В начале 1910‑х годов орфическая образность Ходасевича и Мандельштама была внутренне антиномична, поскольку, с одной стороны, она наследовала константам «символизма», а с другой, поэты уже начинали ее переосмыслять в рамках умеренной поэтики зрелого модернизма. Эта двойственность орфической образности содействовала впечатлению о характерной неоднородности их первых сборников, в которых соседствовали стихотворения, принадлежащие раннему и зрелому модернизму. Сознавая эту неоднородность, поэты при составлении своих сборников пытались ее мотивировать как своеобразное развитие определенного метаописательного сюжета. Для обоих поэтов таким метаописательным сюжетом выступало движение от раннего к зрелому модернизму. Отсюда для интерпретации стихотворений необходимо принимать во внимание их вторичную семантизацию в архитектонике сборников.

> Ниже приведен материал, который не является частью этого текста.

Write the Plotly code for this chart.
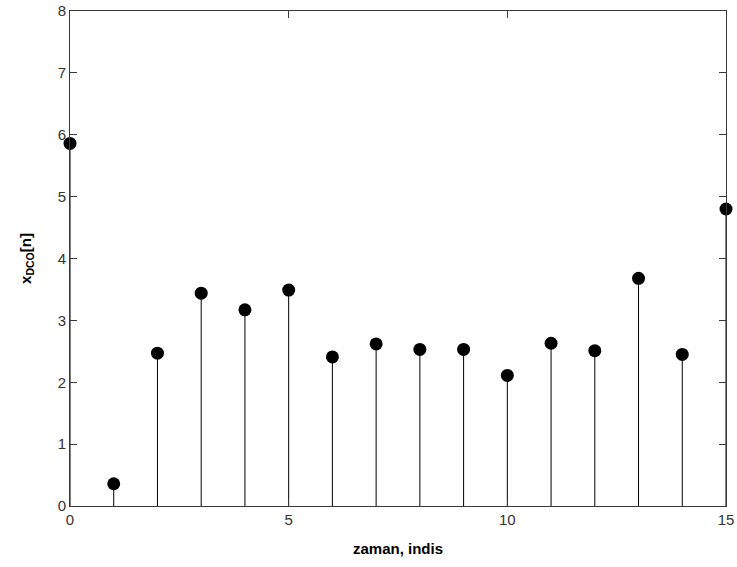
import plotly.graph_objects as go

# Sample index and the DC-offset sequence values
n = list(range(16))
x_dco = [5.86, 0.36, 2.47, 3.44, 3.17, 3.49, 2.41, 2.62,
         2.53, 2.53, 2.11, 2.63, 2.51, 3.68, 2.45, 4.80]

x_ticks = [0, 5, 10, 15]
y_ticks = [0, 1, 2, 3, 4, 5, 6, 7, 8]

# Build stem segments from the baseline to each value
stem_x, stem_y = [], []
for xi, yi in zip(n, x_dco):
    stem_x += [xi, xi, None]
    stem_y += [0, yi, None]

fig = go.Figure()
fig.add_trace(go.Scatter(
    x=stem_x, y=stem_y, mode="lines",
    line=dict(color="black", width=1),
    hoverinfo="skip", showlegend=False,
))
fig.add_trace(go.Scatter(
    x=n, y=x_dco, mode="markers",
    marker=dict(color="black", size=13, symbol="circle"),
    cliponaxis=False, showlegend=False,
))

axis_common = dict(
    showgrid=False, zeroline=False, automargin=False,
    showline=True, linecolor="#3a3a3a", linewidth=1, mirror="ticks",
    ticks="inside", ticklen=7, tickcolor="#3a3a3a", tickwidth=1,
    tickfont=dict(family="Liberation Sans, Arial", size=15, color="#333"),
)

fig.update_xaxes(
    range=[0, 15], tickvals=x_ticks, ticktext=[str(t) for t in x_ticks],
    title=dict(text="<b>zaman, indis</b>", standoff=16,
               font=dict(family="Liberation Sans, Arial", size=15, color="black")),
    **axis_common,
)
fig.update_yaxes(
    range=[0, 8], tickvals=y_ticks, ticktext=[str(t) for t in y_ticks],
    title=dict(text="<b>x<sub>DCO</sub>[n]</b>", standoff=22,
               font=dict(family="Liberation Sans, Arial", size=15, color="black")),
    **axis_common,
)

fig.update_layout(
    width=737, height=567,
    margin=dict(l=70, r=11, t=11, b=61),
    paper_bgcolor="white", plot_bgcolor="white",
)

fig.write_html("out.html")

Такое совпадение в построении сборников «Камень» (1913) и «Счастливый домик» (1914) сочеталось со сходным использованием орфической образности, берущей на себя сюжетостроительную функцию в тематизации этой поэтической эволюции.

«Камень» и «Счастливый домик» строились по принципу поэтической книги как «большой формы»140. Этот принцип организации более явственен в «Счастливом домике». В издании 1914 года стихи не имели дат и были собраны в разделы, так что построение больше подчинялось тематическому, чем хронологическому принципу, и все разделы воспринимались как главы одного художественного целого141. По-видимому, Ходасевич, продолжая раннемодернистскую традицию построения книги стихов как «большой формы», попытался соединить в ней стихотворения, хронологический разрыв между которыми в несколько лет знаменовал различия, произошедшие в понимании собственного поэтического творчества.